### Task objective
Copy every line in which the string "this" occurs.

### Material to process
— START —

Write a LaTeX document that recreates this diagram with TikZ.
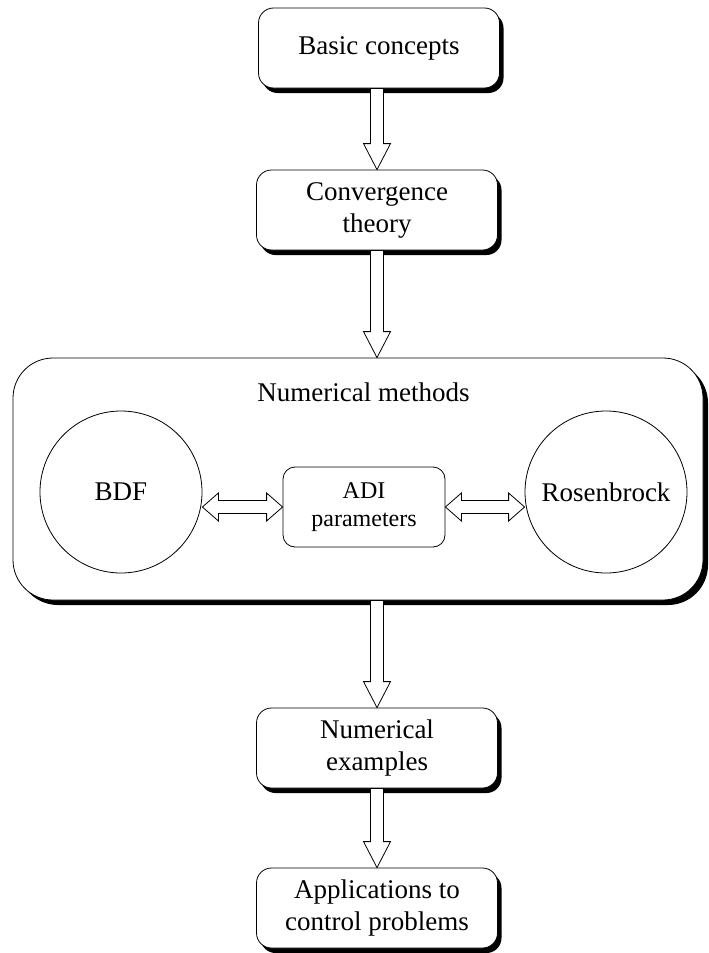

— END —
— START —

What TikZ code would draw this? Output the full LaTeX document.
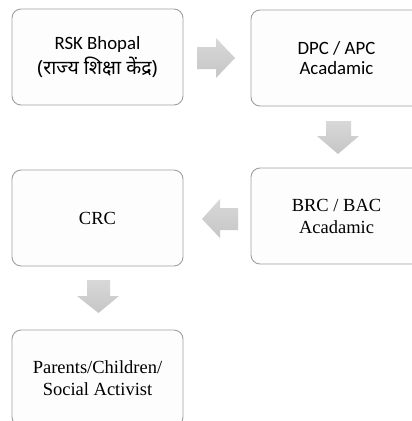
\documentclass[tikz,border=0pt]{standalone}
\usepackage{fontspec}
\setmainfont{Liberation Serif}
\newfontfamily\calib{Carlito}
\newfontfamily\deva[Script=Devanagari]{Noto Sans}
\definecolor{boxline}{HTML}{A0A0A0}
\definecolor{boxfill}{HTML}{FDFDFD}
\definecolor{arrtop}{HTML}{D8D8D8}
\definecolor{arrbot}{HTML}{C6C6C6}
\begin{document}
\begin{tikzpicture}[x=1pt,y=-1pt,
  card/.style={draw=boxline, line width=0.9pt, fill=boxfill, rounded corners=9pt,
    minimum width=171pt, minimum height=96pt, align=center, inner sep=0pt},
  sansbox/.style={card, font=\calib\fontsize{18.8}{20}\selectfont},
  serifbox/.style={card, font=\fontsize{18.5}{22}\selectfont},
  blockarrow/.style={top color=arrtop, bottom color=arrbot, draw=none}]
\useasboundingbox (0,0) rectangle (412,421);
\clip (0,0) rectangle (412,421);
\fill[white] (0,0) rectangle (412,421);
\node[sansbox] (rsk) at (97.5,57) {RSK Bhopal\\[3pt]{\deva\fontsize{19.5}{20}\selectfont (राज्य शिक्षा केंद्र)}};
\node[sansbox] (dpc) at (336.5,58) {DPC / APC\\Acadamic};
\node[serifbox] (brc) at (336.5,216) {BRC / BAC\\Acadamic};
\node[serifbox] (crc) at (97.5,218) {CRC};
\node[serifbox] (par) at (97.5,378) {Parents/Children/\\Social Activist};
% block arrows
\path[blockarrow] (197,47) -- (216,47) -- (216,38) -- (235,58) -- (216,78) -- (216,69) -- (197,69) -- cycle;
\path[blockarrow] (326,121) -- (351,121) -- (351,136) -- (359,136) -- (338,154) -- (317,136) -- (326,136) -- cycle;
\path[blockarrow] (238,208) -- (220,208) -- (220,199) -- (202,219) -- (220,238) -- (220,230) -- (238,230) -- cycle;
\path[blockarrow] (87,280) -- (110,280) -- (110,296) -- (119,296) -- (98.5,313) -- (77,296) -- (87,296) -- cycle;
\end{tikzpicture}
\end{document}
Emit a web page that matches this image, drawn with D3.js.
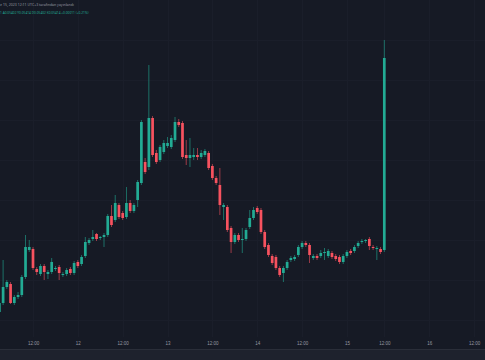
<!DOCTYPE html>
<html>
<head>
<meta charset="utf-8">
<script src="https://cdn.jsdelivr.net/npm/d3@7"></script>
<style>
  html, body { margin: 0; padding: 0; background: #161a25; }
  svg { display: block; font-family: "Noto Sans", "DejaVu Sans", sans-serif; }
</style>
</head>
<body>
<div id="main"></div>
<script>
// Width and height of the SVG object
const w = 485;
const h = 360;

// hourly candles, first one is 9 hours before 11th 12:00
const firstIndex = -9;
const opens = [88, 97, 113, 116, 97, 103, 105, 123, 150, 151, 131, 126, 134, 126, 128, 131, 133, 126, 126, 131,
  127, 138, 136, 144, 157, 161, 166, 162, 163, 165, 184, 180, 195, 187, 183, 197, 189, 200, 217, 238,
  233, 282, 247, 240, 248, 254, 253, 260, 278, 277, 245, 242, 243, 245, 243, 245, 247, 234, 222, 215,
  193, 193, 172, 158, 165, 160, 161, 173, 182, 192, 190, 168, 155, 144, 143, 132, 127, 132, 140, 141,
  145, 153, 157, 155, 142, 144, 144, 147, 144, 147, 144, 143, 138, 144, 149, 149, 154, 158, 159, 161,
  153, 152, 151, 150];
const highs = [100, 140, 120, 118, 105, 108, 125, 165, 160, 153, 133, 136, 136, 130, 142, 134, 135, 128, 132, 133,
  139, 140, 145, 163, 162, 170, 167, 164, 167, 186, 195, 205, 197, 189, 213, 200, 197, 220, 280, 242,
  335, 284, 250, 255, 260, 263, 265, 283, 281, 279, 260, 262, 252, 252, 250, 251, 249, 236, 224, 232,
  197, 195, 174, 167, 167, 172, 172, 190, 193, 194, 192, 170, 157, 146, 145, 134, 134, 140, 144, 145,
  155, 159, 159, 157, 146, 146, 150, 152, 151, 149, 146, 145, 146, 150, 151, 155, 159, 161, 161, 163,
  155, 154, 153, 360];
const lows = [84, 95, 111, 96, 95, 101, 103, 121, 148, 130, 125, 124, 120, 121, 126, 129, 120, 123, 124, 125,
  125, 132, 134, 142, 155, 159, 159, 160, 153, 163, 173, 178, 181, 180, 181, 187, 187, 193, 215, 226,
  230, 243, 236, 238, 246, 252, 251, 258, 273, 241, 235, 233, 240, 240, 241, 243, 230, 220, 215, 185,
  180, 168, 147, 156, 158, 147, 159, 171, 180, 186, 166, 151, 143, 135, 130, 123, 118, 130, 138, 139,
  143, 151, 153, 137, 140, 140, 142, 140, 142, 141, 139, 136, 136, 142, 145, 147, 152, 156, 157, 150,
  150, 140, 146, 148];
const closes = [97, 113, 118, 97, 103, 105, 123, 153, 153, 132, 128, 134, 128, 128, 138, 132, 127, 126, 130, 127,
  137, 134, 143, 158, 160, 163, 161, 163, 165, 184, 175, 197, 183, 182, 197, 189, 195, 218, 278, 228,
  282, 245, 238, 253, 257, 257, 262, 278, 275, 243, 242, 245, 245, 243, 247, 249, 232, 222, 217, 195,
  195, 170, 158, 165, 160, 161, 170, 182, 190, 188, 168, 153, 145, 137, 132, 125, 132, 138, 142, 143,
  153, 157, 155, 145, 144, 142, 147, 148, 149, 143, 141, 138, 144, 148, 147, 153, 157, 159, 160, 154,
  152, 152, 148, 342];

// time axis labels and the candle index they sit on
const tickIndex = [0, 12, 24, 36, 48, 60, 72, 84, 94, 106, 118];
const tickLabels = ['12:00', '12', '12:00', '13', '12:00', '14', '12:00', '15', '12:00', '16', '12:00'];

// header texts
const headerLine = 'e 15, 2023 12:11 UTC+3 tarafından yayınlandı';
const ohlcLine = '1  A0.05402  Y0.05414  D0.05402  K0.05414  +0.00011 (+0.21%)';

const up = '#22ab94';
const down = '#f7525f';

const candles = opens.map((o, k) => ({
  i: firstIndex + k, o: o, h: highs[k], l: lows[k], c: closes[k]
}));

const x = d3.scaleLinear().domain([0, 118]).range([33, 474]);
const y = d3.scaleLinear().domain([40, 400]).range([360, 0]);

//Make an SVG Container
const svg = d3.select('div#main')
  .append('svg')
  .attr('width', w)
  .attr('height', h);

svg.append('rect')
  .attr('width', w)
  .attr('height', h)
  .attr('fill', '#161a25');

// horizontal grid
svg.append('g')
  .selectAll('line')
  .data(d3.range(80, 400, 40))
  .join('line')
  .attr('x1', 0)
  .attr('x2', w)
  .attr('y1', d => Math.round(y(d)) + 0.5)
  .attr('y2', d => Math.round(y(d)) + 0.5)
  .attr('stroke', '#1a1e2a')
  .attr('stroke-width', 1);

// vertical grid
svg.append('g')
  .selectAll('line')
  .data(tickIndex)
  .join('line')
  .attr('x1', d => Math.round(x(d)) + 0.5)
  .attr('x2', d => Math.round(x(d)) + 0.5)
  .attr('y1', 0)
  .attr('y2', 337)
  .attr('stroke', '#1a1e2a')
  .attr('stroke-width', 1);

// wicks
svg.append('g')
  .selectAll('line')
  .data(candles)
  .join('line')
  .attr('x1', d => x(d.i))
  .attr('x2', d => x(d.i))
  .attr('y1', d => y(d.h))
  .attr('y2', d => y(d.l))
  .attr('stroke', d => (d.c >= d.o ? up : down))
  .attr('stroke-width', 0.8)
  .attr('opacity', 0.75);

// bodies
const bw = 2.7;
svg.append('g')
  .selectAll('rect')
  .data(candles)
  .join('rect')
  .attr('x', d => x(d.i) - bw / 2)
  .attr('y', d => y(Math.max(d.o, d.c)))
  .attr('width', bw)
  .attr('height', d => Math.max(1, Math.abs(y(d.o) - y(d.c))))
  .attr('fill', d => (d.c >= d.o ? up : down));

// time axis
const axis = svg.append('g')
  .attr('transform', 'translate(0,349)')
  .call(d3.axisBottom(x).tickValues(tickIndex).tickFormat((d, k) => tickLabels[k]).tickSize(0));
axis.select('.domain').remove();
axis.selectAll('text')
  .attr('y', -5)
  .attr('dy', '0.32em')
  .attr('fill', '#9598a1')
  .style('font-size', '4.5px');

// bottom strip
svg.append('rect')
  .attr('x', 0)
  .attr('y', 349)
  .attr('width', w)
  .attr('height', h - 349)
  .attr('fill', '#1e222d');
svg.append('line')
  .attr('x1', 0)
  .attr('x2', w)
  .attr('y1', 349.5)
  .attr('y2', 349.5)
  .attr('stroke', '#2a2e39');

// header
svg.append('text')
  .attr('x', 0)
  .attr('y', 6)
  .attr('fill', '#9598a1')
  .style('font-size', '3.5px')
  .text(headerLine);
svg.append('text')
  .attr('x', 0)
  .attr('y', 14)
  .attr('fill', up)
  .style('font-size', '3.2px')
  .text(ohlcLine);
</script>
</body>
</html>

— END —

### Solution below
Write a LaTeX document that recreates this diagram with TikZ.
What TikZ code would draw this? Output the full LaTeX document.
Emit a web page that matches this image, drawn with D3.js.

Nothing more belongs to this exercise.